▽

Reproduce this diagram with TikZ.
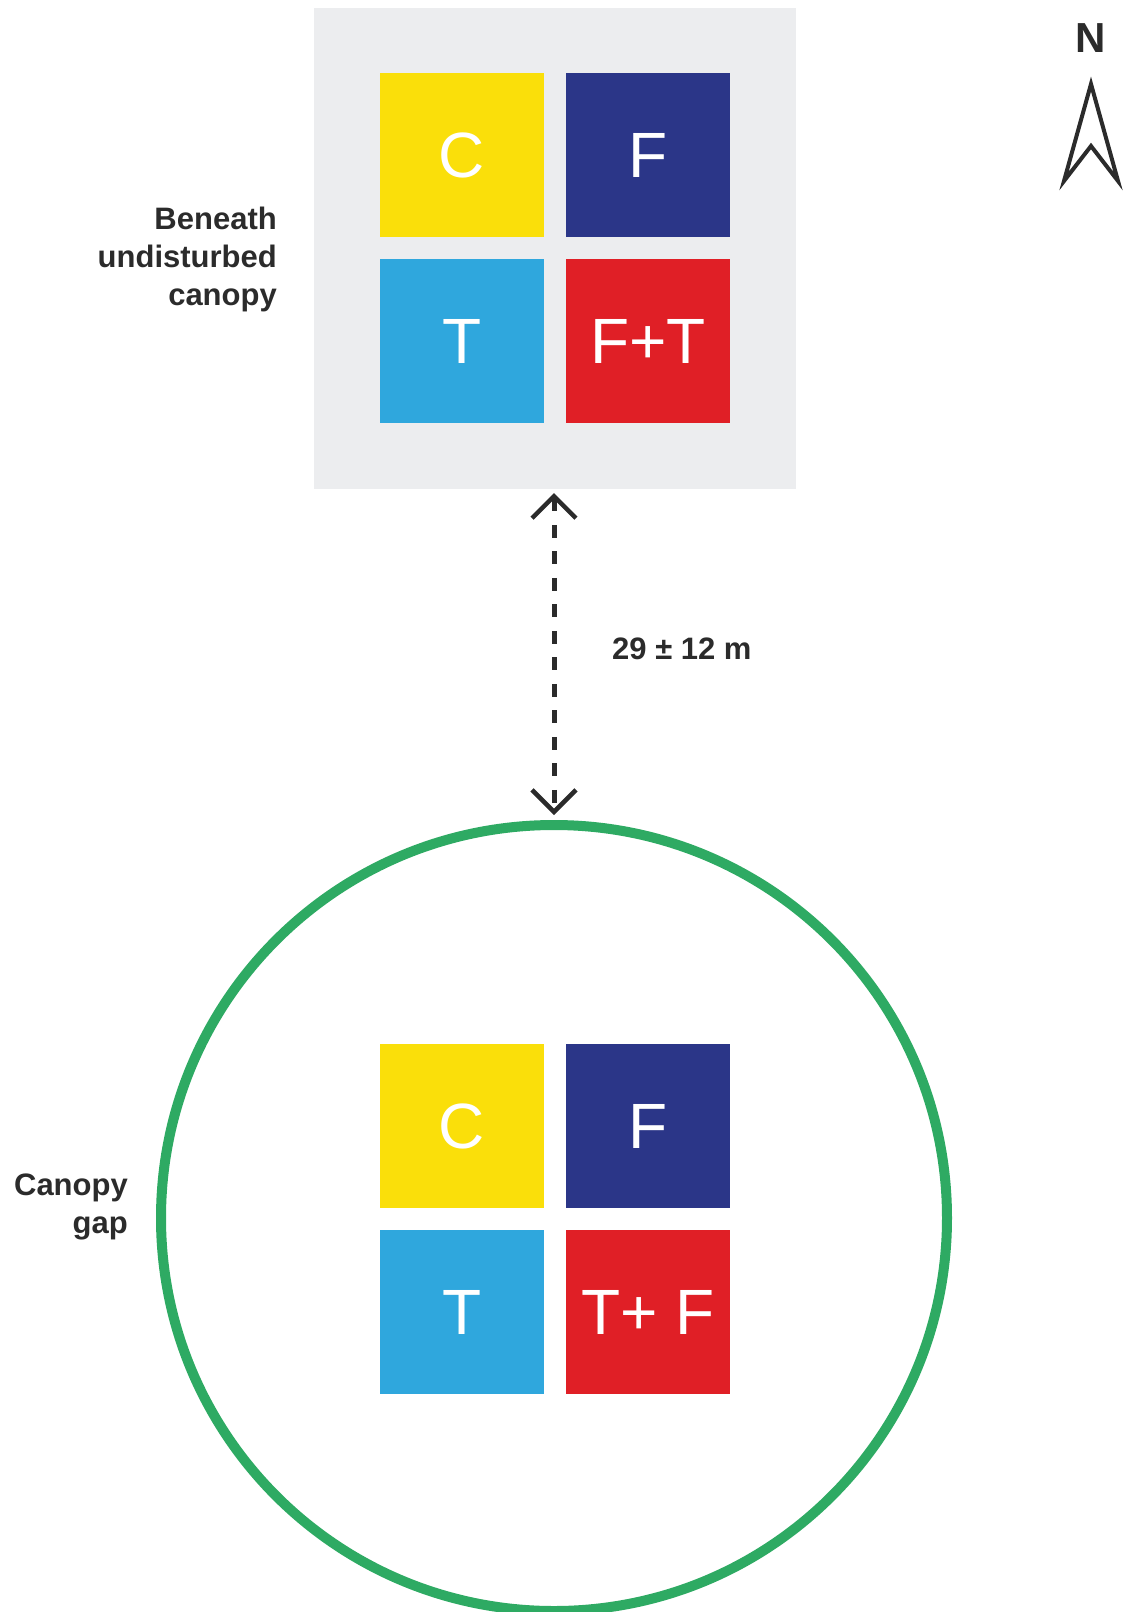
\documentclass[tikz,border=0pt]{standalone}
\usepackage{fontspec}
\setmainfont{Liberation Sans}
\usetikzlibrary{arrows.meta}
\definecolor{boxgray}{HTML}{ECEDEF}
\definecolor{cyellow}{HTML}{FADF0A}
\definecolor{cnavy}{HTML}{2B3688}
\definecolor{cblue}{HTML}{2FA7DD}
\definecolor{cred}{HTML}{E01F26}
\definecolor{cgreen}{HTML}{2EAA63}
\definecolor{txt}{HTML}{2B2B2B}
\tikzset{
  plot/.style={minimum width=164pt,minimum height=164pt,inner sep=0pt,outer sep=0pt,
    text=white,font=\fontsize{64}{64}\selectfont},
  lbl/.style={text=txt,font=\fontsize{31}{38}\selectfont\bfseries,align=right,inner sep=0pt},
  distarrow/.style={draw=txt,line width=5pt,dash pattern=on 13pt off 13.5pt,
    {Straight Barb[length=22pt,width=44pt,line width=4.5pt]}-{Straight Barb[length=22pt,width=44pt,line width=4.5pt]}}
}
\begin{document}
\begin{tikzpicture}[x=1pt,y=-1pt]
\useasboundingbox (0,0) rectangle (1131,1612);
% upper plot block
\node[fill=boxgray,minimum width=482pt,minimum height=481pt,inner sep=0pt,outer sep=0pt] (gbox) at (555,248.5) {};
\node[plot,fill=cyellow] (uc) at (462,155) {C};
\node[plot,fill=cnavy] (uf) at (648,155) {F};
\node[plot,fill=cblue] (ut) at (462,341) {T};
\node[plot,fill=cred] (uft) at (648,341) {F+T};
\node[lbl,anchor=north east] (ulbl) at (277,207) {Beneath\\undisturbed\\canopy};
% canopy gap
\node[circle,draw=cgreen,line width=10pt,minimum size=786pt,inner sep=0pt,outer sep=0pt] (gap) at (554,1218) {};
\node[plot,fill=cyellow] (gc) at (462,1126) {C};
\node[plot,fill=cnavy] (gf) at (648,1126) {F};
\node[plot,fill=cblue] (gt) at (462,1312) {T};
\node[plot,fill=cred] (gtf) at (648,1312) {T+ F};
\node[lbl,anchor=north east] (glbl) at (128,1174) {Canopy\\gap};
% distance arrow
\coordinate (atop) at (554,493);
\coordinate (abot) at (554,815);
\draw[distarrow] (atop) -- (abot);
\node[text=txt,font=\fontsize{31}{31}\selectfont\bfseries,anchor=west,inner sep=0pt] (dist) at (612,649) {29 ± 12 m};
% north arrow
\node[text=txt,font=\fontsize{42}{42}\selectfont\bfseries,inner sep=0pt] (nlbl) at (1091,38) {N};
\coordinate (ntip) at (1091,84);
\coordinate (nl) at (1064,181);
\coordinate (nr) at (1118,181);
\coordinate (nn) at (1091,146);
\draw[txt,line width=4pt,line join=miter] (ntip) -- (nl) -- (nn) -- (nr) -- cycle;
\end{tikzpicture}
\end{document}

△
▽

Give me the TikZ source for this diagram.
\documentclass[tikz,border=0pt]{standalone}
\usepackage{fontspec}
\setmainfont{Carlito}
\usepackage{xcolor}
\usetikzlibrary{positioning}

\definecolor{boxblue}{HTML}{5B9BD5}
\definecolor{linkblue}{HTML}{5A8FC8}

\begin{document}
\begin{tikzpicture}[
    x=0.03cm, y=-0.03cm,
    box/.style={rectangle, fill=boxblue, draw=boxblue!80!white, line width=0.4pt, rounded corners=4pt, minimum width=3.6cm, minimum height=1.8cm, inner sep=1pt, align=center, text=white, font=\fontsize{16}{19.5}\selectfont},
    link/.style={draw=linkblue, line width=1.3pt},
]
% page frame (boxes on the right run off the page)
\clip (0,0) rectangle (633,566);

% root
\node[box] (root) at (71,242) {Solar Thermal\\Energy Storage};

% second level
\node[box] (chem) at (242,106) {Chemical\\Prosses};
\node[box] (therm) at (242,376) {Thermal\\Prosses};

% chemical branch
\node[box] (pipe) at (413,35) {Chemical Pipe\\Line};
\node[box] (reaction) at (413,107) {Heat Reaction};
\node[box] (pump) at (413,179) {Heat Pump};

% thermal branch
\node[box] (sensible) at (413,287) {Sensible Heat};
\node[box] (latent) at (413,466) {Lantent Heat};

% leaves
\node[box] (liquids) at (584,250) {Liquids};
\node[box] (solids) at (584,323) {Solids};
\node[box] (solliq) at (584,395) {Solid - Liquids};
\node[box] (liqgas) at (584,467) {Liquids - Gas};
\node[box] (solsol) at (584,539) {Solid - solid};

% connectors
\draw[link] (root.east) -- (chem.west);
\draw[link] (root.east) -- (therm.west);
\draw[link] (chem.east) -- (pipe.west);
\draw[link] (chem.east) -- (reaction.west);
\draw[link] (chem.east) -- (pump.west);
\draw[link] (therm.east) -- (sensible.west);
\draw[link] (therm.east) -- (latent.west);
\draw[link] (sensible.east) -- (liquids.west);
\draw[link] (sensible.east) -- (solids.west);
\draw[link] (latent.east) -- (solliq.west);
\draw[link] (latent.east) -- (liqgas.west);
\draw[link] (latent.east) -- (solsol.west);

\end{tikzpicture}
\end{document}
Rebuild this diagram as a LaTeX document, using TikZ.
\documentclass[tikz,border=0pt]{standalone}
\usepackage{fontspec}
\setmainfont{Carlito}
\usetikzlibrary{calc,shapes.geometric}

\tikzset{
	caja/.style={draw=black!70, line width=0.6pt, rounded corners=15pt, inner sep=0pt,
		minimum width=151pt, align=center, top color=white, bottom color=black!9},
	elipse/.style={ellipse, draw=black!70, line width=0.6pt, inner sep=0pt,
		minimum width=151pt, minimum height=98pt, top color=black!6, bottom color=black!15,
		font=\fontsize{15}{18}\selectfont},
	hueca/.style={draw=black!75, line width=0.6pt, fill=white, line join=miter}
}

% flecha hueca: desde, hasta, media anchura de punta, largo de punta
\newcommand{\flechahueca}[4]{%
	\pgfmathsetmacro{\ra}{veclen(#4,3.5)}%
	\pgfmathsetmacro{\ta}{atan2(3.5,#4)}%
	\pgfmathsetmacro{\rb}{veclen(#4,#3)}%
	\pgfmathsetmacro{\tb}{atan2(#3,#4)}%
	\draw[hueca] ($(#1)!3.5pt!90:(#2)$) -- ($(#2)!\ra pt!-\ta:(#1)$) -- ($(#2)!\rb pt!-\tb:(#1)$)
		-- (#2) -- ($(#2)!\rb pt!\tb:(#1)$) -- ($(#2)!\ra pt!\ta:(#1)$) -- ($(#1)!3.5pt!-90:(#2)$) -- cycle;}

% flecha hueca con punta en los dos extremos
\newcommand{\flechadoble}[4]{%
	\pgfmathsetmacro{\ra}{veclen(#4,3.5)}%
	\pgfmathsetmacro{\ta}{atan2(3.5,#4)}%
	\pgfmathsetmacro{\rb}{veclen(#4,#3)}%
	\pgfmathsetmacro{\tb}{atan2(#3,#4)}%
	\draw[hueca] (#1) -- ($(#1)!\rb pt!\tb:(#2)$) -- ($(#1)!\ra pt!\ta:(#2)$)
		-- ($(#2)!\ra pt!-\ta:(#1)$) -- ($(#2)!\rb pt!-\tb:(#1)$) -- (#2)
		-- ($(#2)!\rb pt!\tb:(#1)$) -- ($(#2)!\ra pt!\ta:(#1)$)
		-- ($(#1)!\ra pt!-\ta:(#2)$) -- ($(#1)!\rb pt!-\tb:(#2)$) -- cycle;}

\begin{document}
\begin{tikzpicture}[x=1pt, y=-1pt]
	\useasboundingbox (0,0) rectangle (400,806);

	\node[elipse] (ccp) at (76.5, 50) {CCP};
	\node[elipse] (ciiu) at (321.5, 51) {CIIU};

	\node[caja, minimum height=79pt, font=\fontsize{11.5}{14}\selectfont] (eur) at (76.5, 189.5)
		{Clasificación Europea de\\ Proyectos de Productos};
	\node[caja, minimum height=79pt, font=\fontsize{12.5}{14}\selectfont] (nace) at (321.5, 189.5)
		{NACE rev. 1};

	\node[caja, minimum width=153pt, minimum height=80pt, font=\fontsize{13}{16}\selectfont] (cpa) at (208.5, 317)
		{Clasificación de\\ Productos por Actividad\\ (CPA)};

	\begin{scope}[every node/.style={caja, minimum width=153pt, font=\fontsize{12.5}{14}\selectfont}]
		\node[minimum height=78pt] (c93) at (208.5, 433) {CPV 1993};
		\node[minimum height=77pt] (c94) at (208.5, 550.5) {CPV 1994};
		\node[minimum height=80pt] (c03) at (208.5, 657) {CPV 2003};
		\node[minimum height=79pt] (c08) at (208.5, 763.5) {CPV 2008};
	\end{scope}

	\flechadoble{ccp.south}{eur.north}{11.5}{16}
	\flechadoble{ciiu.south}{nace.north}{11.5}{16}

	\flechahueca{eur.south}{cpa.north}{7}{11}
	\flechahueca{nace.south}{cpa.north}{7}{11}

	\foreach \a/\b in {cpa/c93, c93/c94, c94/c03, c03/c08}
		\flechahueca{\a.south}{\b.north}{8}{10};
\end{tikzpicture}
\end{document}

△

● GOAL
Output exactly the lines running from the line containing "Give me the TikZ source for this diagram." through the line containing "(pump) at (413,179)", and only those lines.

● SOLVED EXERCISE
Give me the TikZ source for this diagram.
\documentclass[tikz,border=0pt]{standalone}
\usepackage{fontspec}
\setmainfont{Carlito}
\usepackage{xcolor}
\usetikzlibrary{positioning}

\definecolor{boxblue}{HTML}{5B9BD5}
\definecolor{linkblue}{HTML}{5A8FC8}

\begin{document}
\begin{tikzpicture}[
    x=0.03cm, y=-0.03cm,
    box/.style={rectangle, fill=boxblue, draw=boxblue!80!white, line width=0.4pt, rounded corners=4pt, minimum width=3.6cm, minimum height=1.8cm, inner sep=1pt, align=center, text=white, font=\fontsize{16}{19.5}\selectfont},
    link/.style={draw=linkblue, line width=1.3pt},
]
% page frame (boxes on the right run off the page)
\clip (0,0) rectangle (633,566);

% root
\node[box] (root) at (71,242) {Solar Thermal\\Energy Storage};

% second level
\node[box] (chem) at (242,106) {Chemical\\Prosses};
\node[box] (therm) at (242,376) {Thermal\\Prosses};

% chemical branch
\node[box] (pipe) at (413,35) {Chemical Pipe\\Line};
\node[box] (reaction) at (413,107) {Heat Reaction};
\node[box] (pump) at (413,179) {Heat Pump};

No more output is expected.